Take capture some where you have to take control/command of the people in that area. Now you can't do that with long distance weapons like missiles, you need people. If you had andriod like bots then maybe they could take control. But i dont think they (the bots) would find it as easy to control the people/masses then human would. (I talking about a 'peaceful' control the Terminator type where u just kill em all)
-Trevelyan
What most people miss in the war is good for business anology is:
The majority of profit from wars is not in the building, selling, and distributing of arms to blow stuff up.

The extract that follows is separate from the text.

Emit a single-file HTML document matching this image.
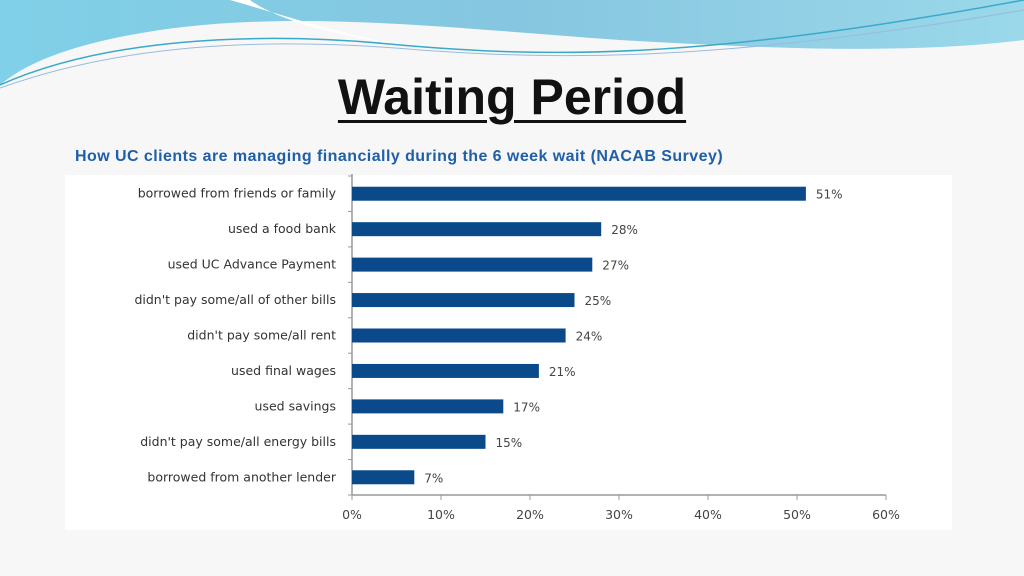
<!DOCTYPE html>
<html><head><meta charset="utf-8"><style>
body{margin:0;width:1024px;height:576px;overflow:hidden;background:#f7f7f7;font-family:"Liberation Sans",sans-serif;position:relative}
#bg{position:absolute;left:0;top:0}
h1{position:absolute;left:0;width:1024px;top:68px;margin:0;text-align:center;font:bold 50px "Liberation Sans",sans-serif;color:#111}
h1 span{text-decoration:underline;text-decoration-thickness:3px;text-underline-offset:6px}
.sub{position:absolute;left:75px;top:148px;font-weight:bold;font-size:16px;letter-spacing:0.45px;color:#1f5fa8;white-space:nowrap}
#chart{position:absolute;left:0;top:0;font-family:"DejaVu Sans",sans-serif}
</style></head><body>
<svg id="bg" width="1024" height="576">
<defs><linearGradient id="g" x1="0" y1="0" x2="1" y2="0"><stop offset="0" stop-color="#7fd0e8"/><stop offset="0.5" stop-color="#86c6e0"/><stop offset="1" stop-color="#9ad8ea"/></linearGradient></defs>
<path d="M0,0 H1024 V40 C900,55 760,48 620,40 C450,28 300,10 160,30 C80,42 30,60 0,85 Z" fill="url(#g)"/>
<path d="M230,0 C300,20 360,40 420,48 C320,35 270,15 250,0 Z" fill="#fff"/>
<path d="M0,85 C100,40 250,30 400,45 C550,58 700,60 1024,0" fill="none" stroke="#3aa9c9" stroke-width="1.5"/>
<path d="M0,88 C120,45 260,36 420,50 C560,60 720,62 1024,10" fill="none" stroke="#9bd" stroke-width="1"/>
</svg>
<h1><span>Waiting Period</span></h1>
<div class="sub">How UC clients are managing financially during the 6 week wait (NACAB Survey)</div>
<svg id="chart" width="1024" height="576"></svg>
<script>
const categories=["borrowed from friends or family","used a food bank","used UC Advance Payment","didn't pay some/all of other bills","didn't pay some/all rent","used final wages","used savings","didn't pay some/all energy bills","borrowed from another lender"];
const values=[51,28,27,25,24,21,17,15,7];
const ticks=[0,10,20,30,40,50,60];
const NS="http://www.w3.org/2000/svg";
const svg=document.getElementById('chart');
const x0=352,x1=886,yTop=176,yBot=495;
const xs=v=>x0+(v/60)*(x1-x0);
const band=(yBot-yTop)/categories.length;
const yc=i=>yTop+band*(i+0.5);
function mk(t,a){const e=document.createElementNS(NS,t);for(const k in a)e.setAttribute(k,a[k]);svg.appendChild(e);return e;}
const panel=mk('rect',{x:65,y:175,width:887,height:355,fill:'#fff'});


const ya=mk('line',{x1:x0,y1:yTop-2,x2:x0,y2:yBot,stroke:'#999','stroke-width':1.5});


const xa=mk('line',{x1:x0,y1:yBot,x2:x1,y2:yBot,stroke:'#999','stroke-width':1.5});


for(let i=0;i<=categories.length;i++){const y=yTop+band*i;mk('line',{x1:x0-4,y1:y,x2:x0,y2:y,stroke:'#999'});}
ticks.forEach(t=>{
 mk('line',{x1:xs(t),y1:yBot,x2:xs(t),y2:yBot+5,stroke:'#999'});
 const tl=mk('text',{x:xs(t),y:yBot+24,'text-anchor':'middle','font-size':12.5,fill:'#444'});
 tl.textContent=t+'%';
 
 
});
categories.forEach((c,i)=>{
 const l=mk('text',{x:336,y:yc(i)+4,'text-anchor':'end','font-size':12.5,fill:'#333'});
 l.textContent=c;
 
 
 const b=mk('rect',{x:x0,y:yc(i)-7,width:xs(values[i])-x0,height:14,fill:'#0b4a8a'});
 
 
 const v=mk('text',{x:xs(values[i])+10,y:yc(i)+5,'font-size':12,fill:'#444'});
 v.textContent=values[i]+'%';
 
 
});
</script>
</body></html>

It's in the rebuilding of what you blow up with them.
When you can drop a $213,000 bomb on a $313,000,000 dam, which do you think there is more profit in? Making bombs or making dams?
Another misconception people have: That in order for this connection to work a US company must go in and do the actual rebuilding. Nada. US companies and persons can profit from this both in being material suppliers (concrete, steel, building materials, engineers, transporters, and most importantly - wall street financers of (increasingly) foreign companies that do this kind of work. In addition to this, war also tends to open up tremendous public funds for rebuilding projects.
IMHO, these operations in many parts of the world are as simple as extracting cash/investment out of a country by covert means. Examples of this abound in our involvement in South America. Don't believe me. Follow the money. Look into it yourself. Watch in Columbia as years of invested drug money will be quietly extracted by US supplied arms, and enhanced by CIA operatives on the ground. (See "School For The Americas", and other searches on CIA operations). It's actually preferred to keep US soldgiers off of the ground. If they can get Columbians to kill other Columbians, it's easier to deal with at the polls and in the media.
One last comment: It's not always necessary to use bombs to extract/consolidate wealth in a country. You can also use the IMF as a tool for this. Call in all the IMF loans at once, destroy the economy, big & institutional investors buy up the assets of a country for pennies on the dollar. (See Agentina & the IMF).
The only variant I see on this story is, it gives the government a couple new tools to accomplish it's aims. (Mind you, these are not "new" ideas.) For as long as we have had guided missiles (there are some real interesting reads on the history of guilded missiles, including using pidgeons trained to direct them to their target..No kidding! Yep..back before computers!) Guilded missiles, and other devices of a remote nature have existed for some time. The only thing which has changed is the level of control we have over them.
Freedom is merely privilege extended unless enjoyed by one and all.
The entire premise behind this post is false. There were and are pleanty of ground troops and deaths in Afghanistan. Just ask the Afghan people that are among thse doing the ground fighting and dying.
"...blah blah blah...I don't give a rat's arse...blah blah blah"
You see, the above quote is not intended in support of any Israeli or Jewish cause. I also don't give a rat's arse about the other side of the morality coin. What I do know is that a whole bunch of people are killing each other every day for little more than revenge at this point.
If you were to ask the average eight year old Jew in "Palestine" why the Isrealis kill Arabs, you would receive the answer, "because they kill us". Now turn that question around and ask the Arab/Palestinian child, and you will receive the same answer.
That whole situation is shite. Were I born there, I'd have left when I was 18...earlier if possible. Some patch of treeless, over-dry land is not worth your life.